Queer: „Queer“ ist ein Anglizismus und wurde früher als Schimpfwort benutzt im Sinne von „seltsam“, bevor die Community den Begriff als Selbstbezeichnung positiv besetzt hat. Auch queer bezeichnet alles, was von der heteronormativen Geschlechternorm abweicht.
Transgender: Der Begriff Transgender bezeichnet Personen, deren Geschlechtsidentität nicht oder nicht vollständig mit dem Geschlecht übereinstimmt, was nach der Geburt anhand der äußeren Merkmale festgelegt wurde. Auch die Ablehnung einer binären Zuordnung fällt darunter.
Passing: Passing bedeutet, als das Geschlecht gelesen bzw. anerkannt zu werden, als dass eine Person gelesen bzw. anerkannt werden möchte.
Heteronormativ: Heteronormativ bezeichnet die soziale Erwartung der Gesellschaft, wie Frauen und Männer als Norm zusammen zu leben zu haben.
Regenbogenfamilie: Eine Regenbogenfamilie ist eine Familie, die nicht heteronormativ geformt ist, sondern in der mindestens ein Elternteil entweder gleichgeschlechtlich liebt oder transgeschlechtlich lebt. Eine Regenbogenfamilie kann auch eine Wahlfamilie sein.
Dieses Glossar ließe sich noch viel weiter fortsetzen, jedoch beschränken wir uns aus Platzgründen an der Stelle auf die Begriffe, die für die Lektüre des Artikels hilfreich sind.

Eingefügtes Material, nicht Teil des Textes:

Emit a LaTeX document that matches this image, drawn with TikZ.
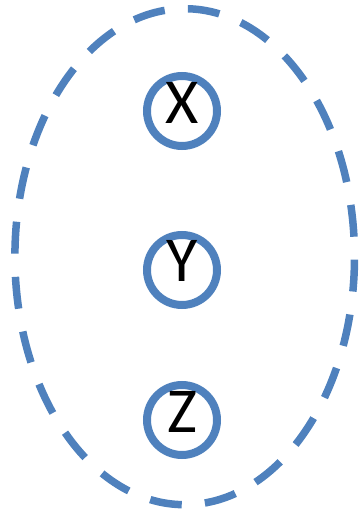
\documentclass[tikz,border=0pt]{standalone}
\usepackage{fontspec}
\setmainfont{Carlito}
\definecolor{ofblue}{HTML}{4F81BD}
\usetikzlibrary{shapes.geometric}
\tikzset{
  ring/.style={circle, draw=ofblue, line width=8pt, minimum size=70pt, inner sep=0pt},
  lettr/.style={anchor=base, inner sep=0pt, font=\fontsize{64}{64}\selectfont, text=black},
  outer/.style={ellipse, draw=ofblue, line width=7.5pt, dash pattern=on 32pt off 23.19pt, dash phase=35.2pt, minimum width=339.6pt, minimum height=496pt, inner sep=0pt}
}
\begin{document}
\begin{tikzpicture}[x=1pt,y=-1pt]
\useasboundingbox (0,0) rectangle (361,516);
\node[outer] (group) at (184.7,256.7) {};
\node[ring] (x) at (182,111) {};
\node[ring] (y) at (182,270) {};
\node[ring] (z) at (182,420) {};
\node[lettr] (xl) at (182,123) {X};
\node[lettr] (yl) at (182,281) {Y};
\node[lettr] (zl) at (182,432) {Z};
\end{tikzpicture}
\end{document}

* LSVD: Der Schwulen- und Lesbenverband Deutschland steht für Menschenrechte, Respekt und Vielfalt und vertritt als Bürgerrechtsverband die Interessen und Belange von Lesben, Schwulen, Bisexuellen sowie trans- und intergeschlechtlichen Menschen. Das Ziel: Dass queer-Sein als selbstverständlicher Teil der Gesellschaft und als Norm anerkannt wird.